Das Risiko, ein zusätzliches Mysterium nach der Aufklärung des Falls im Orient Express ins Spiel einzubauen, ist mutig und zu begrüßen. Es spricht nichts dagegen Agatha Christies Geschichte zu erweitern, solange diese Fortschreibung widerspruchsfrei auf allen Ebenen ist. Der Vorteil dieses Schritts liegt auch darin, dass Agathe Christie Experten auf dem falschen Fuß erwischt werden, wenn urplötzlich eine zusätzliche Geschichte angehängt wird, die man gewiss noch nicht kennen kann. Denjenigen, die sich nicht gänzlich auf die Geschichte einlassen möchten, wird dadurch in gewisser Weise ein Tapetenwechsel angeboten. Die verschiedenen Abteile des Orient Express Zuges werden spätestens nach den ersten beiden Spielstunden langweilig, weil wegen der fehlenden Detaildichte das eigene Gedächtnis alles repräsentieren kann. Was für einen zweistündigen Spielfilm genug Abwechslung bedeutet, ist für ein Videospiel mit circa sieben bis zehn Spielstunden nicht ausreichend.
Die Charakteristik von „Agatha Christie – Mord im Orient Express“ ist eine schnelle Abfolge von widersprüchlichen Merkwürdigkeiten und passgenauen Ideen, die für eine und gegen eine gelungene Videospielumsetzung von Christies Roman spricht. Im Rückblick erscheint das Spiel weder schlecht noch gut, weder unvollkommen noch gänzlich rund. Es bewegt sich auf einem Niveau, auf dem sich viele Videospiele ähnlicher Art bewegen.

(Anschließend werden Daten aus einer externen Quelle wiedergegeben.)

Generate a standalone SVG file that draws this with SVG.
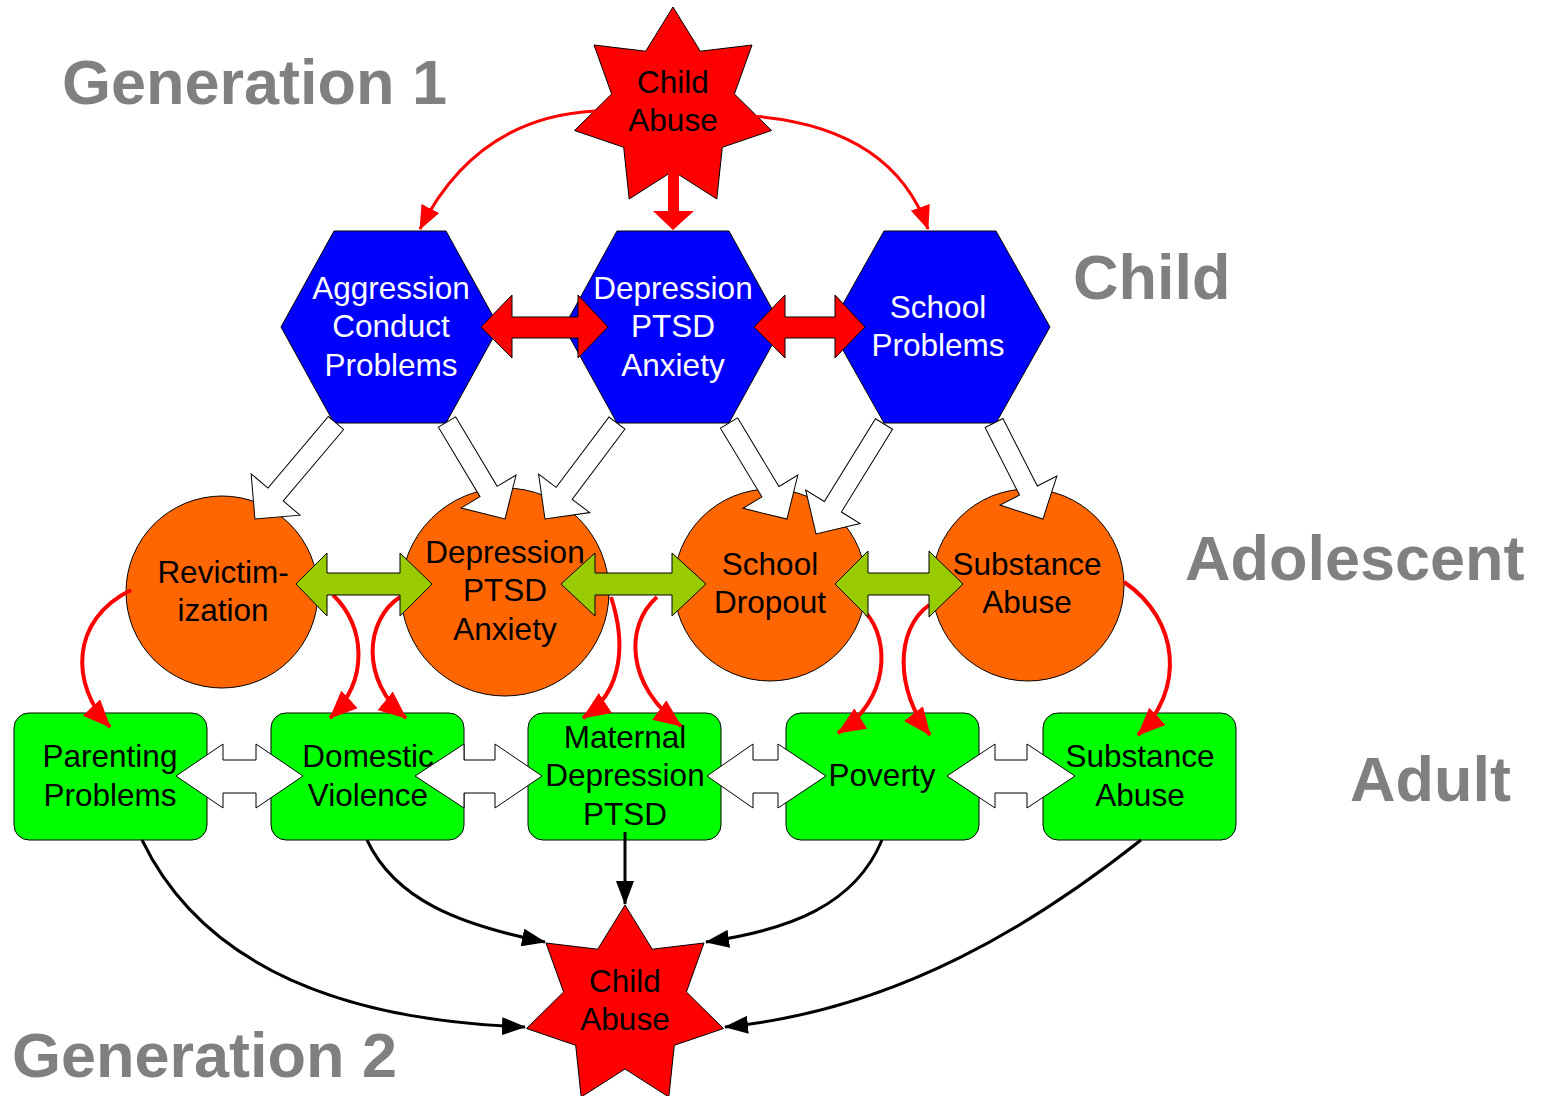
<svg xmlns="http://www.w3.org/2000/svg" width="1546" height="1096" viewBox="0 0 1546 1096">
<style>
text{font-family:"Liberation Sans",Arial,sans-serif;font-size:31.5px;text-anchor:middle;fill:#000}
.lbl{font-size:63px;font-weight:bold;fill:#808080;text-anchor:start}
.wt{fill:#fff}
.star{fill:#ff0000;stroke:#000;stroke-width:1}
.hex{fill:#0000ff;stroke:#000;stroke-width:1}
.circ{fill:#ff6600;stroke:#000;stroke-width:1}
.rect{fill:#00ff00;stroke:#000;stroke-width:1}
.rc{fill:none;stroke:#ff0000;stroke-width:3;marker-end:url(#ra)}
.rc2{fill:none;stroke:#ff0000;stroke-width:4;marker-end:url(#ra2)}
.bc{fill:none;stroke:#000;stroke-width:3;marker-end:url(#ba)}
.wa{fill:#fff;stroke:#000;stroke-width:1}
.red{fill:#ff0000;stroke:#000;stroke-width:1}
.grn{fill:#99cc00;stroke:#000;stroke-width:1}
</style>
<defs>
<marker id="ra" markerUnits="userSpaceOnUse" markerWidth="24" markerHeight="20" refX="23" refY="10" orient="auto"><path d="M0,0 L24,10 L0,20 z" fill="#ff0000"/></marker>
<marker id="ra2" markerUnits="userSpaceOnUse" markerWidth="28" markerHeight="24" refX="27" refY="12" orient="auto"><path d="M0,0 L28,12 L0,24 z" fill="#ff0000"/></marker>
<marker id="ba" markerUnits="userSpaceOnUse" markerWidth="24" markerHeight="18" refX="23" refY="9" orient="auto"><path d="M0,0 L24,9 L0,18 z" fill="#000"/></marker>
</defs>
<rect width="1546" height="1096" fill="#fff"/>
<g id="labels">
<text class="lbl" x="62" y="104">Generation 1</text>
<text class="lbl" x="1073" y="299">Child</text>
<text class="lbl" x="1185" y="580">Adolescent</text>
<text class="lbl" x="1350" y="801">Adult</text>
<text class="lbl" x="12" y="1077">Generation 2</text>
</g>
<g id="nodes">
<g id="star-top">
<polygon class="star" transform="translate(673,108)" points="0,-101 27.3,-56.8 79,-63 61.4,-14 98.5,22.5 49.3,39.3 43.8,91 0,63 -43.8,91 -49.3,39.3 -98.5,22.5 -61.4,-14 -79,-63 -27.3,-56.8"/>
<text x="673" y="93">Child</text><text x="673" y="131">Abuse</text>
</g>
<g id="hex-aggression">
<polygon class="hex" transform="translate(390,327)" points="-56,-96 56,-96 109,0 56,96 -56,96 -109,0"/>
<text class="wt" x="391" y="299">Aggression</text><text class="wt" x="391" y="337">Conduct</text><text class="wt" x="391" y="376">Problems</text>
</g>
<g id="hex-depression">
<polygon class="hex" transform="translate(673,327)" points="-56,-96 56,-96 109,0 56,96 -56,96 -109,0"/>
<text class="wt" x="673" y="299">Depression</text><text class="wt" x="673" y="337">PTSD</text><text class="wt" x="673" y="376">Anxiety</text>
</g>
<g id="hex-school">
<polygon class="hex" transform="translate(940,327)" points="-56,-96 56,-96 110,0 56,96 -56,96 -110,0"/>
<text class="wt" x="938" y="318">School</text><text class="wt" x="938" y="356">Problems</text>
</g>
<g id="circ-revictim">
<circle class="circ" cx="222" cy="592" r="96"/>
<text x="223" y="583">Revictim-</text><text x="223" y="621">ization</text>
</g>
<g id="circ-depression">
<circle class="circ" cx="505" cy="592" r="104"/>
<text x="505" y="563">Depression</text><text x="505" y="601">PTSD</text><text x="505" y="640">Anxiety</text>
</g>
<g id="circ-dropout">
<circle class="circ" cx="770" cy="585" r="96"/>
<text x="770" y="575">School</text><text x="770" y="613">Dropout</text>
</g>
<g id="circ-substance">
<circle class="circ" cx="1028" cy="585" r="96"/>
<text x="1027" y="575">Substance</text><text x="1027" y="613">Abuse</text>
</g>
<g id="rect-parenting">
<rect class="rect" x="14" y="713" width="193" height="127" rx="15"/>
<text x="110" y="767">Parenting</text><text x="110" y="806">Problems</text>
</g>
<g id="rect-domestic">
<rect class="rect" x="271" y="713" width="193" height="127" rx="15"/>
<text x="368" y="767">Domestic</text><text x="368" y="806">Violence</text>
</g>
<g id="rect-maternal">
<rect class="rect" x="528" y="713" width="193" height="127" rx="15"/>
<text x="625" y="748">Maternal</text><text x="625" y="786">Depression</text><text x="625" y="825">PTSD</text>
</g>
<g id="rect-poverty">
<rect class="rect" x="786" y="713" width="193" height="127" rx="15"/>
<text x="882" y="786">Poverty</text>
</g>
<g id="rect-substance">
<rect class="rect" x="1043" y="713" width="193" height="127" rx="15"/>
<text x="1140" y="767">Substance</text><text x="1140" y="806">Abuse</text>
</g>
<g id="star-bottom">
<polygon class="star" transform="translate(625,1006)" points="0,-101 27.3,-56.8 79,-63 61.4,-14 98.5,22.5 49.3,39.3 43.8,91 0,63 -43.8,91 -49.3,39.3 -98.5,22.5 -61.4,-14 -79,-63 -27.3,-56.8"/>
<text x="625" y="992">Child</text><text x="625" y="1030">Abuse</text>
</g>
</g>
<g id="connectors">
<path class="rc" d="M595,111 C520,115 460,150 420,229"/>
<path class="rc" d="M752,116 C830,122 900,150 928,229"/>
<polygon fill="#ff0000" points="668,166 679,166 679,211 694,211 673,230 653,211 668,211"/>
<path class="rc2" d="M131,590 C70,620 70,685 110,727"/>
<path class="rc2" d="M333,595 C365,625 370,680 330,718"/>
<path class="rc2" d="M400,597 C365,620 360,680 406,718"/>
<path class="rc2" d="M611,597 C625,640 625,690 583,718"/>
<path class="rc2" d="M657,597 C625,625 625,685 681,726"/>
<path class="rc2" d="M866,613 C890,640 890,700 838,733"/>
<path class="rc2" d="M929,605 C895,630 895,690 930,735"/>
<path class="rc2" d="M1124,582 C1180,620 1185,690 1138,735"/>
<path class="bc" d="M142,840 C200,960 330,1020 525,1027"/>
<path class="bc" d="M367,840 C395,900 460,925 545,942"/>
<path class="bc" d="M625,832 L625,904"/>
<path class="bc" d="M882,840 C855,905 790,930 706,942"/>
<path class="bc" d="M1141,840 C1040,920 900,1010 725,1027"/>
<polygon class="wa" transform="translate(336,423) rotate(130.2)" points="0,-10 93.6,-10 93.6,-32 125.6,0 93.6,32 93.6,10 0,10"/>
<polygon class="wa" transform="translate(447,422) rotate(59.1)" points="0,-10 81,-10 81,-32 113,0 81,32 81,10 0,10"/>
<polygon class="wa" transform="translate(617,423) rotate(126.9)" points="0,-10 88,-10 88,-32 120,0 88,32 88,10 0,10"/>
<polygon class="wa" transform="translate(729,423) rotate(58.9)" points="0,-10 80.2,-10 80.2,-32 112.2,0 80.2,32 80.2,10 0,10"/>
<polygon class="wa" transform="translate(884,424) rotate(121.7)" points="0,-10 97.3,-10 97.3,-32 129.3,0 97.3,32 97.3,10 0,10"/>
<polygon class="wa" transform="translate(994,423) rotate(63)" points="0,-10 75.8,-10 75.8,-32 107.8,0 75.8,32 75.8,10 0,10"/>
<polygon class="red" points="481,327 512,295 512,317 578,317 578,295 608,327 578,358 578,338 512,338 512,358"/>
<polygon class="red" points="754,327 785,295 785,317 835,317 835,295 865,327 835,358 835,338 785,338 785,358"/>
<polygon class="grn" points="296,584 327,553 327,573 400,573 400,553 432,584 400,616 400,595 327,595 327,616"/>
<polygon class="grn" points="561,584 595,553 595,573 672,573 672,553 706,584 672,616 672,595 595,595 595,616"/>
<polygon class="grn" points="835,584 868,551 868,573 929,573 929,551 963,584 929,617 929,595 868,595 868,617"/>
<polygon class="wa" points="176,776 223,744 223,760 256,760 256,744 303,776 256,808 256,793 223,793 223,808"/>
<polygon class="wa" points="415,776 464,744 464,760 495,760 495,744 542,776 495,808 495,793 464,793 464,808"/>
<polygon class="wa" points="707,776 753,744 753,760 778,760 778,744 826,776 778,808 778,793 753,793 753,808"/>
<polygon class="wa" points="947,776 995,744 995,760 1027,760 1027,744 1075,776 1027,808 1027,793 995,793 995,808"/>
</g>
</svg>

Der inhärenten Logik der Geschichte, um die sich das gesamte Videospiel dreht, wird nicht umfänglich genug verfolgt, um sicherzustellen, dass aufmerksame Spieler nicht aus der Immersion gerissen werden. Gleichzeitig wird aber mit altbekannten Spielmechaniken derart jongliert, dass die Denkweise des Protagonisten erlebbar wird.